Di balik segala kemudahan yang diberikan tersebut, ternyata menyimpan masalah yang tidak bisa dipandang remeh. Seperti 2 wajah Dewa Janus, satu wajah kemudahan dan wajah kemuraman.
Internet memiliki sistem penyaringan algoritma yang bekerja dengan kecerdasan buatan mendeteksi dan menganalisa situs atau informasi yang sering diakses oleh pengguna internet. Sistem tersebut menganalisa riwayat penjelajahan pengguna di media sosial, seperti riwayat klik, like, komentar dan berbagai pencarian. Termasuk situs apa yang paling sering kita kunjungi, sering dibuka, seperti kajian agama, hiburan maupun politik misalnya.
Sehingga tidak heran, secara otomatis di laman kita akan muncul tawaran berita atau situs yang berkenaan dengan riwayat yang kita miliki.
Positifnya, ini akan mempermudah mendapatkan informasi yang diminati. Namun negatifnya, dapat menutup atau menyumbat datangnya informasi lain yang berbeda.
Lambat laun ternyata penyaringan algoritma ini dapat berdampak terhadap pembentukan bias kognitif pada pengguna. Bias ini yang disebut dengan filter bubble effect (FBE). Atau ada yang secara sarkas menyebutnya “penjara bubble algoritma”.
Menurut Elli Pariser (orang pertama yang menggunakan istilah ini) bahwa filter bubble adalah dunia yang dibangun dari kesamaan atau hal yang familiar.
Kemudian membentuk ekosistem informasi personal (personal ecosystem of information). Namun yang kadang tidak kita sadari, sebenarnya kita telah masuk ke dalam perangkap kognitif tertentu, yang disebut efek echo chamber. Di mana kita sebenarnya sedang menciptakan terowongan kebenaran secara eksklusif. Karena bahan-bahan yang kita akses dan “menghampiri” adalah yang berhubungan dengan kecenderungan pengguna.

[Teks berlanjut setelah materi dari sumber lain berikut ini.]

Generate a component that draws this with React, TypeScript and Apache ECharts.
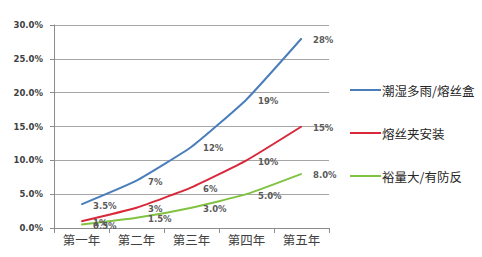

Dalam terowongan tersebut, pengguna terus memperdalam ruangnya, dengan bacaan yang menjustifikasi apa yang diyakini. Lambat laun kita tenggelam dalam gaung yang mengitari ruang terowongan tersebut.
Padahal kita sebenarnya hanya “ribut” atau “ramai” dengan gaung kita sendiri. Semakin lantang kita bersuara semakin besar gemanya, semakin besar pula over confident atas kebenaran yang kita yakini. Seolah-olah kita mengetahui semua hal yang terjadi, padahal sebenarnya tidak.
Ini sebuah ironi, kita hidup dalam keberlimpahan dan heterogenitas informasi dunia yang borderless, namun sejatinya kita tersesat dalam “lorong sempit” yang kita rintis sendiri.
Jadi bubble algoritma ini kemudian membentuk algoritme sosial media, yaitu pembelahan sosial berdasarkan bacaan atas kecenderungan pengguna.
Lorong-lorong ini terjadi dalam kontek politik, budaya, ilmu pengetahuan dan termasuk agama. Orang yang sering mengakses satu model beragama tertentu, secara perlahan akan “digiring” ke dalam bubble algoritme model beragama tersebut.
Jiwa ka bacaan atau informasi tentang pemikiran liberal yang sering diakses, maka lambat laun ia akan masuk dalam bubble liberal. Seakan-akan pemikiran liberal sebagai satu-satunya kebenaran. Demikian juga kalau bacaan dan informasi tentang fundamentalis maka ia akan terus tergiring dalam bubble fundamentalis.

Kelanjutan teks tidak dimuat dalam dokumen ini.